Amtrak‘s Pacific Surfliner long distance rail line has stops at Glendale, Burbank Airport station, Van Nuys, and Chatsworth station, before proceeding on to Ventura County, Santa Barbara, and Northern California or Union Station and San Diego.
The Valley’s two major airports are Bob Hope Airport and the Van Nuys Airport. The Van Nuys – Airport FlyAway Terminal provides non-stop scheduled shuttle service to LAX and back to the Valley, with parking.
Valley independence and secession
Many neighborhoods of Los Angeles in the San Fernando Valley have ‘seceded’ from one another in the form of renaming and reforming known community boundaries. Groups are motivated by the desire to disassociate themselves from undesirable connotations that some communities have inherited and, in the process, increase property values. Lake Balboa broke away from Van Nuys. Valley Village separated from North Hollywood. Valley Glen included portions of both Van Nuys and North Hollywood. West Hills and Winnetka separated from Canoga Park. Porter Ranch seceded from Northridge. Arleta broke off from Pacoima but failed to establish its own ZIP code. The new separatist districts are so in name only; none of them gained any governmental authority, and they remain districts within the City of Los Angeles, merely with new names.
According to the 2010 San Fernando Valley U.S. Census report, the population of the San Fernando Valley is 1.77 million. Of the population 41.1% were non-Hispanic white, 42.0% were Hispanic or Latino, 3.8% were African Americans and 10.7% were Asian. The largest cities located entirely in the valley are Glendale and Burbank. The most populous districts of Los Angeles in the valley are North Hollywood and Van Nuys. Each of the two cities and the two districts named has more than 100,000 residents. Despite the San Fernando Valley’s reputation for sprawling, low-density development, the valley communities of Panorama City, North Hollywood, Van Nuys, Reseda, Canoga Park, and Northridge, all in Los Angeles, have numerous apartment complexes and contain some of the densest census tracts in Los Angeles.

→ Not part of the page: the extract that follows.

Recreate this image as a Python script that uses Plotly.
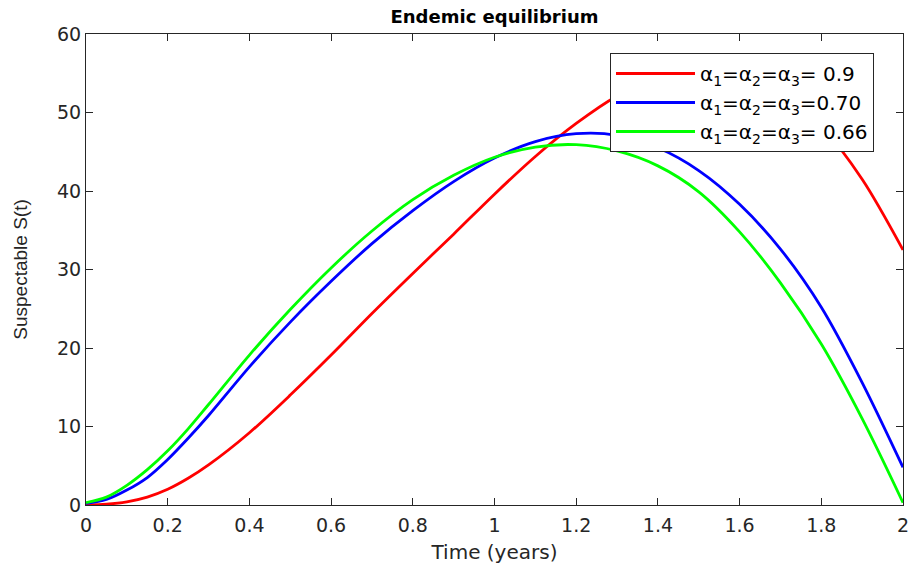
import plotly.graph_objects as go

# ---- data ----
time_years = [0.0, 0.05, 0.1, 0.15, 0.2, 0.25, 0.3, 0.4, 0.5, 0.6, 0.7, 0.8, 0.9, 1.0,
              1.1, 1.2, 1.3, 1.4, 1.5, 1.6, 1.7, 1.8, 1.9, 2.0]
s_alpha_090 = [0.0, 0.1, 0.4, 1.0, 2.0, 3.4, 5.1, 9.2, 14.0, 19.1, 24.4, 29.5, 34.5, 39.6,
               44.4, 48.6, 52.1, 54.5, 55.6, 55.3, 53.0, 48.3, 41.5, 32.5]
s_alpha_070 = [0.2, 0.7, 1.9, 3.5, 5.8, 8.5, 11.4, 17.6, 23.3, 28.5, 33.3, 37.5, 41.2, 44.2,
               46.3, 47.3, 47.1, 45.5, 42.6, 38.3, 32.6, 25.2, 15.6, 4.8]
s_alpha_066 = [0.3, 1.0, 2.5, 4.5, 6.9, 9.7, 12.8, 19.1, 24.9, 30.2, 34.9, 38.9, 42.0, 44.3,
               45.6, 45.9, 45.1, 43.2, 39.9, 34.8, 28.3, 20.5, 11.0, 0.3]
series_names = ["α<sub>1</sub>=α<sub>2</sub>=α<sub>3</sub>= 0.9",
                "α<sub>1</sub>=α<sub>2</sub>=α<sub>3</sub>=0.70",
                "α<sub>1</sub>=α<sub>2</sub>=α<sub>3</sub>= 0.66"]
series_colors = ["#ff0000", "#0000ff", "#00ff00"]

AXIS_COLOR = "#262626"
FONT = "DejaVu Sans"

fig = go.Figure()
for name, ys, col in zip(series_names,
                         [s_alpha_090, s_alpha_070, s_alpha_066],
                         series_colors):
    fig.add_trace(go.Scatter(
        x=time_years, y=ys, mode="lines", name=name,
        line=dict(color=col, width=2.8, shape="spline", smoothing=0.9),
    ))

fig.update_layout(
    width=912, height=569,
    margin=dict(l=86, r=9, t=34, b=64),
    paper_bgcolor="white", plot_bgcolor="white",
    font=dict(family=FONT, size=19, color=AXIS_COLOR),
    title=dict(text="<b>Endemic equilibrium</b>", x=0.5, xref="paper",
               y=1 - 17 / 569, yanchor="middle",
               font=dict(family=FONT, size=18, color="black")),
    showlegend=True,
    legend=dict(x=(610 - 86) / 817, y=(505 - 53) / 471,
                xanchor="left", yanchor="top", itemwidth=79,
                bgcolor="white", bordercolor=AXIS_COLOR, borderwidth=1,
                font=dict(family=FONT, size=20, color="black"),
                traceorder="normal"),
    xaxis=dict(range=[0, 2], dtick=0.2, tick0=0, showgrid=False, zeroline=False,
               showline=True, linecolor=AXIS_COLOR, linewidth=1, mirror="ticks",
               ticks="inside", ticklen=7, tickcolor=AXIS_COLOR, automargin=False,
               ticklabelstandoff=3,
               tickfont=dict(family=FONT, size=19, color=AXIS_COLOR),
               title=dict(text="Time (years)", standoff=10,
                          font=dict(family=FONT, size=20, color=AXIS_COLOR))),
    yaxis=dict(range=[0, 60], dtick=10, tick0=0, showgrid=False, zeroline=False,
               showline=True, linecolor=AXIS_COLOR, linewidth=1, mirror="ticks",
               ticks="inside", ticklen=7, tickcolor=AXIS_COLOR, automargin=False,
               tickfont=dict(family=FONT, size=19, color=AXIS_COLOR),
               title=dict(text="Suspectable S(t)", standoff=24,
                          font=dict(family="Liberation Sans", size=19, color=AXIS_COLOR))),
)

fig.write_html("out.html", config={"displayModeBar": False},
               post_script="document.body.style.margin='0';")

Latinos and non-Hispanic whites are nearly even in numbers. In general, communities in the northeastern and central parts of the Valley have the highest concentration of Latinos. Non-Hispanic Whites live mainly in the communities along the region’s mountain rim and in the northwestern, western, southwestern, southern, and southeastern sections of the valley, including the Shadow Hills neighborhood.

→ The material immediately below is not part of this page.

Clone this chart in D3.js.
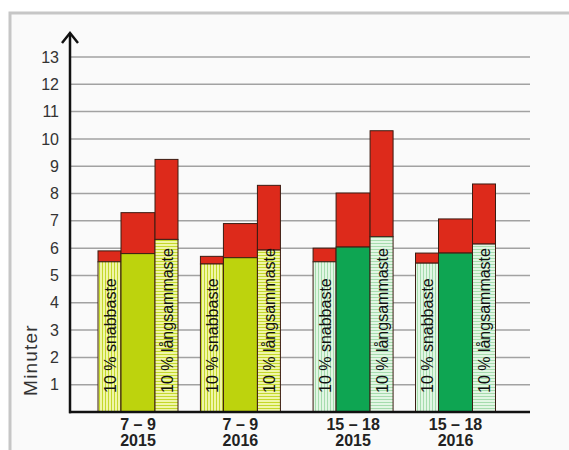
<!DOCTYPE html>
<html>
<head>
<meta charset="utf-8">
<script src="https://cdn.jsdelivr.net/npm/d3@7"></script>
<style>
  html, body { margin: 0; padding: 0; background: #ffffff; }
  svg { display: block; font-family: Arial, "Liberation Sans", sans-serif; }
</style>
</head>
<body>
<svg id="chart" width="569" height="450"></svg>
<script>
// Age group / year per column group
const periods = ["7 – 9", "7 – 9", "15 – 18", "15 – 18"];
const years = ["2015", "2016", "2015", "2016"];
const ageGroup = ["young", "young", "teen", "teen"];

// Minutes: lower (coloured) part and total height (red top) of each bar
const fastBase   = [5.5, 5.42, 5.5, 5.45];
const fastTotal  = [5.9, 5.7, 6.0, 5.82];
const medianBase = [5.8, 5.65, 6.04, 5.82];
const medianTotal= [7.3, 6.9, 8.02, 7.07];
const slowBase   = [6.32, 5.93, 6.42, 6.15];
const slowTotal  = [9.25, 8.3, 10.3, 8.35];

const yTicks = [1, 2, 3, 4, 5, 6, 7, 8, 9, 10, 11, 12, 13];
const fastLabel = "10 % snabbaste";
const slowLabel = "10 % långsammaste";
const yTitle = "Minuter";

const svg = d3.select("#chart");

// Frame
svg.append("rect").attr("x", 10).attr("y", 13).attr("width", 580).attr("height", 460)
  .attr("fill", "#fafafa").attr("stroke", "#c6c6c6").attr("stroke-width", 3);

const y = d3.scaleLinear().domain([0, 13]).range([412, 57]);
// group slots, with a wider gap between the two age groups
const slot = d3.scaleLinear().domain([0, 3.1]).range([138, 455.5]);
const slotPos = i => slot(i + (i >= 2 ? 0.1 : 0));

const narrowW = 23, wideW = 34;

// Patterns for the 10 % bars
const defs = svg.append("defs");
function stripes(id, bg, line, vertical) {
  const p = defs.append("pattern").attr("id", id).attr("patternUnits", "userSpaceOnUse")
    .attr("width", 3).attr("height", 3);
  p.append("rect").attr("width", 3).attr("height", 3).attr("fill", bg);
  if (vertical) p.append("rect").attr("x", 0).attr("width", 1).attr("height", 3).attr("fill", line);
  else p.append("rect").attr("y", 0).attr("width", 3).attr("height", 1).attr("fill", line);
}
stripes("youngV", "#f0f6a8", "#c4d82a", true);
stripes("youngH", "#f0f6a8", "#c4d82a", false);
stripes("teenV", "#e2f6e4", "#a6dcae", true);
stripes("teenH", "#e2f6e4", "#a6dcae", false);

const solid = { young: "#bdd30d", teen: "#0ea552" };
const red = "#dd2a1b";
const outline = "#3b1c12";

// Gridlines
svg.append("g").selectAll("line").data(yTicks).join("line")
  .attr("x1", 70).attr("x2", 530)
  .attr("y1", d => y(d)).attr("y2", d => y(d))
  .attr("stroke", "#a2a2a2").attr("stroke-width", 1.5);

// Y tick labels
const yAxis = d3.axisLeft(y).tickValues(yTicks).tickSize(0).tickPadding(0);
const ya = svg.append("g").attr("transform", "translate(59,0)").call(yAxis);
ya.select(".domain").remove();
ya.selectAll("text").attr("font-size", 16).attr("fill", "#333").attr("font-family", "Arial, 'Liberation Sans', sans-serif");

// Y title
svg.append("text").attr("transform", "translate(37,360) rotate(-90)")
  .attr("text-anchor", "middle").attr("font-size", 19).attr("letter-spacing", 1.2)
  .attr("fill", "#333").text(yTitle);

// Bars
const groups = d3.range(periods.length).map(i => {
  const c = slotPos(i);
  return [
    { x: c - wideW / 2 - narrowW, w: narrowW, base: fastBase[i], total: fastTotal[i],
      fill: `url(#${ageGroup[i]}V)`, label: fastLabel },
    { x: c - wideW / 2, w: wideW, base: medianBase[i], total: medianTotal[i],
      fill: solid[ageGroup[i]], label: null },
    { x: c + wideW / 2, w: narrowW, base: slowBase[i], total: slowTotal[i],
      fill: `url(#${ageGroup[i]}H)`, label: slowLabel }
  ];
}).flat();

const bars = svg.append("g").selectAll("g").data(groups).join("g");
bars.append("rect").attr("x", d => d.x).attr("width", d => d.w)
  .attr("y", d => y(d.total)).attr("height", d => y(d.base) - y(d.total))
  .attr("fill", red).attr("stroke", outline).attr("stroke-width", 1);
bars.append("rect").attr("x", d => d.x).attr("width", d => d.w)
  .attr("y", d => y(d.base)).attr("height", d => y(0) - y(d.base))
  .attr("fill", d => d.fill).attr("stroke", outline).attr("stroke-width", 1);
bars.filter(d => d.label).append("text")
  .attr("transform", d => `translate(${d.x + d.w / 2 + 6},${y(0) - 19}) rotate(-90)`)
  .attr("font-size", 16).attr("fill", "#111").text(d => d.label);

// Axes lines
svg.append("line").attr("x1", 69).attr("x2", 530).attr("y1", y(0)).attr("y2", y(0))
  .attr("stroke", "#111").attr("stroke-width", 2.5);
svg.append("line").attr("x1", 70).attr("x2", 70).attr("y1", y(0) + 1.2).attr("y2", 33)
  .attr("stroke", "#111").attr("stroke-width", 2.5);
svg.append("path").attr("d", "M62,43 L70,33 L78,43")
  .attr("fill", "none").attr("stroke", "#111").attr("stroke-width", 2.5)
  .attr("stroke-linejoin", "miter");

// Category labels
const xl = svg.append("g").selectAll("g").data(periods).join("g")
  .attr("transform", (d, i) => `translate(${slotPos(i)},0)`);
xl.append("text").attr("y", 430).attr("text-anchor", "middle")
  .attr("font-size", 16).attr("font-weight", "bold").attr("fill", "#222").text(d => d);
xl.append("text").attr("y", 446).attr("text-anchor", "middle")
  .attr("font-size", 16).attr("font-weight", "bold").attr("fill", "#222").text((d, i) => years[i]);
</script>
</body>
</html>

Asian Americans make up 10% of the population and live throughout the valley, but are most numerous in the city of Glendale and the Los Angeles communities of Chatsworth, Panorama City, Northridge, Porter Ranch and Granada Hills. Another large ethnic element of the populace is the Iranian community with 200,000 people living mainly in west San Fernando Valley such as Tarzana, Calabasas, Woodland Hills, Encino, & Sherman Oaks. The valley is also home to a large Jewish community, with a large part of its population in the North Hollywood and Valley Village areas. The city of Glendale has a large Armenian community. African Americans compose 3.8% of the Valley’s population, living mainly in the Los Angeles sections of Lake View Terrace, Pacoima, Reseda, Valley Village, Van Nuys, and Northridge.
Poverty rates in the San Fernando Valley are lower than the rest of the county (15.3% compared to 17.9%). Nevertheless, in eight San Fernando Valley communities, at least one in five residents lives in poverty.
The Pacoima district of Los Angeles is widely known in the region as a hub of suburban blight. Other San Fernando Valley communities, such as the Los Angeles sections of Mission Hills, Arleta, and Northridge, have poverty rates well below the regional average.
Many wealthy families live in the hills south of Ventura Boulevard.